Junk science and diminishing survivor experience

“I watched all the hearings that took place last week and was just floored at the number of people who offered that as an explanation,” said Ira Hyman, a cognitive psychologist who specialises in traumatic memories at Western Washington University.

“This story (of mistaken identity) that’s being offered here is a way of both trying to validate sexual assault and not deny it – which is a lovely change – but at the same time create a narrative that Kavanaugh couldn’t have been the person who did it,” he said. “That’s just not consistent with memory research on misidentification.”

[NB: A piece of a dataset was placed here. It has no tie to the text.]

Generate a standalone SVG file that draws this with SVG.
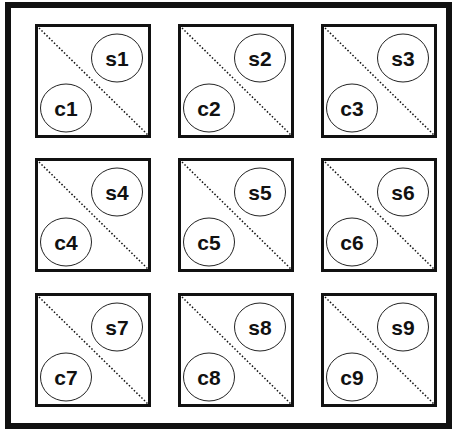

Sexual assault victims do misidentify their attackers, he noted, but those are almost always attacks by strangers – when the victim’s hyperactive memory has no familiar face to etch into the brain.

Lila Davachi, a cognitive neuroscientist at Columbia University, analogised the traumatic memory formation process to cranking up the contrast on a photo – central details get heightened, while those in the background get washed out.

“If someone has a gun on you you’ll remember the gun. There’s a snapshot of critical features,” she said. “In this case it was a party with friends and she knew him. It is ridiculous to say she wouldn’t remember who it was.”

Asked last week if she could have mistaken her attacker, Ford testified that she is “100 per cent” certain it was Kavanaugh. She vividly recalled other details of the night – the single beer she drank at the party, music in the bedroom she was pushed into, boys laughing as she was pinned to a bed – while having no memory of how she arrived or got home.